Example approach for separate enum and either separate property or paired:

// non-frozen
enum NumericType {
  case decimal, digit, numeric
}
// non-frozen
enum NumericValue {
  case integral(Int)
  case rational(numerator: Int, denominator: Int)
}

extension Unicode.Scalar.Properties {
  // Separate
  var numericType: NumericType?
  var numericValue: NumericValue?

  // Alternatively:
  var numericType: (NumericType, NumericValue)?
}

The pair demonstrates the tie between the two properties, which is an upside. One downside of the pair is that tuples are effectively "frozen", but I don't know how far down the Unicode-FUD rabbit hole that concern is.

I feel like var numericValue: NumericValue? is the more useful API anyways, as NumericType is much more niche.

allevato · May 2, 2018, 7:51pm

I dug around in the ICU documentation and unfortunately I don't think an API exists that lets us access the raw string in UnicodeData.txt (which is written as a fraction). They only have the Double-returning API, so unfortunately I don't know if this can be done without taking that value and reconstituting it back into a numerator/denominator.

John_McCall · May 2, 2018, 7:54pm

Ah, okay, that's unfortunate.

John_McCall · May 2, 2018, 8:04pm

My biggest concern here is just that we use optionality instead of NaN. Otherwise, a paired result was just a suggestion, and I'm happy to just let you and Tony do what you think is best.
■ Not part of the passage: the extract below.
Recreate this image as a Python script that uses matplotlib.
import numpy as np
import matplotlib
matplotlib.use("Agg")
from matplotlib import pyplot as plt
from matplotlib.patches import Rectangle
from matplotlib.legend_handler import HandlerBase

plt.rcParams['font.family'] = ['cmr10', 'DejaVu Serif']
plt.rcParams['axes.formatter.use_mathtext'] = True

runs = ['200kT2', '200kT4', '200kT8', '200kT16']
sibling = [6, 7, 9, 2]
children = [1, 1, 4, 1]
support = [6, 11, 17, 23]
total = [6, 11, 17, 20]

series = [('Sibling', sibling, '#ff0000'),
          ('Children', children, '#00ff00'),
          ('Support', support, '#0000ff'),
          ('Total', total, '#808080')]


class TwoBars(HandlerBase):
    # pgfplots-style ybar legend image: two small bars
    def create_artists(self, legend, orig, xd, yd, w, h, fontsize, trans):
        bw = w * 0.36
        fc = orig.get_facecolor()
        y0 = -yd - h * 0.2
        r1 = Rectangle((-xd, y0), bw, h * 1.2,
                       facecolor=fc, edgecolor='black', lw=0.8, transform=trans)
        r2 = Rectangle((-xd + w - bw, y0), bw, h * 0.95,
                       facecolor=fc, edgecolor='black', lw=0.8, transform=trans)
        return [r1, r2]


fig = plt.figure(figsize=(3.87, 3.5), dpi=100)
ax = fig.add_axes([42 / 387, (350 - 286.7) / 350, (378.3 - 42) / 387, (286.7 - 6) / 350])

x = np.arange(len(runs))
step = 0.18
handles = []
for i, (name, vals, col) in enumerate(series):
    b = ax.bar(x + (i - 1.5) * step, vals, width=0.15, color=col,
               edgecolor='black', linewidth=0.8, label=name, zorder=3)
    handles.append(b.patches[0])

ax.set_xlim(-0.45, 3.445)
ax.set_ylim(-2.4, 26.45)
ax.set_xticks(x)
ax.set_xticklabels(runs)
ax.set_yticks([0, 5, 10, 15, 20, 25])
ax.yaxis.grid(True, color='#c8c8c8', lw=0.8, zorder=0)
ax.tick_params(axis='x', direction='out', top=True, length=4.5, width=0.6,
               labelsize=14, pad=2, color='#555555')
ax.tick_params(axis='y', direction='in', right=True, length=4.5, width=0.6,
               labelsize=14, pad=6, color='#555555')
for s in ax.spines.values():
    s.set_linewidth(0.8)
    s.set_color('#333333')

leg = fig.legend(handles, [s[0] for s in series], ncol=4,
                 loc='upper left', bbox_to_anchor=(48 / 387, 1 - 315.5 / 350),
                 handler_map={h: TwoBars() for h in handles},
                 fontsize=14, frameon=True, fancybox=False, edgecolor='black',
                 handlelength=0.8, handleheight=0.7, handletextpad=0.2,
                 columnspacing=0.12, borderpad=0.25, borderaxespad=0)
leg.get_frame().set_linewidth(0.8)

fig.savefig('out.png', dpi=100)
I'm not sure I understand the use-case for this API anyway, since there doesn't seem to be a uniform algorithm for parsing numeric values from strings that would take advantage of it.

griotspeak · May 19, 2018, 7:28am

(I don't look in the Proposal Reviews forum enough, it seems.)

+1

I've followed the discussion in the first thread and quickly read this discussion. (the pair of enums would be lovely.)

rlovelett · May 29, 2018, 5:16pm

So May is basically over. Is there any decision on this?

Ben_Cohen · June 19, 2018, 9:02pm

Hi everyone,

Sorry for the delay in processing the final conclusion. The core team has decided to accept the proposal, with one amendment that numericValue should be optional as discussed above.

Thanks to everyone who participated!

allevato · June 19, 2018, 10:56pm

Thanks for the update! I'll update the prototype PR and kick it off for another round of review.